Since the disk arm itself is a major failure point of the system and determines to a large degree the overall mean time to failure, using multiple disks with multiple heads decreases the overall system reliability. This requires careful attention to the introduction of some degree of redundancy in the I/O system to compensate for the increased failure rate of the disk ensemble.
9.9 Some Areas for Further Research
Generally, I/O behavior remains a rather unexplored area of research. One reason is that many of the results seem to be specific to particular operating systems or particular user environments. It is difficult to generalize which results are universally applicable across a reasonable set of workloads and operating environments. Still, there may be ways to normalize the results or even to find the bounds on such issues as program request rates. Clearly, it is this understanding that is imperative in good overall systems design.

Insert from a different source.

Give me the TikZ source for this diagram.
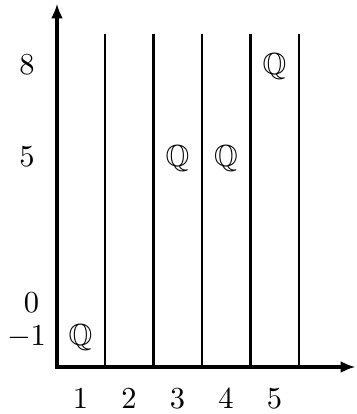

Progress on a bulk nonmechanical storage medium for I/O would have enormous consequences on I/O systems design, yet such ''solid-state" disks remain something of an El Dorado. Even if such devices were available, however, it is not clear that we could rapidly adapt our systems and file structures to effectively use such devices. Disk arrays represent an evolutionary approach to the design of the storage system. Properly understood and properly configured, they still provide the basic method of storage system use and optimization.
9.10 Data Notes
Note 1: Figure 9.22
The benchmarks in these figures [245] are taken from the Specmark89 benchmark suite.
sedd: Stream text editor. This searches using a regular expression and does a global replace on a 1000-line C program (23M instructions).
tomcatv: Vectorizable mesh generator (2B instructions).
gccl: Gnu, compiling a 775-line C program to assembly code.
grr: PC board router, routing an 11-layer PC board (140M instructions).
yacc: Unix compiler utility. Converts a context-free grammar into a set of tables for a simple automaton, which executes a left-recursive parsing algorithm. Building a table for a 480-line grammar.
spice: Circuit simulator, simulating a bipolar gray code counter.
mat300: Matrix multiply with 300-´-300 double precision matrices (2.8B instructions).
Eqntott: Equation minimizer. Takes 29 equations as input and produces a table of the minimal product terms as output (1.5B instructions).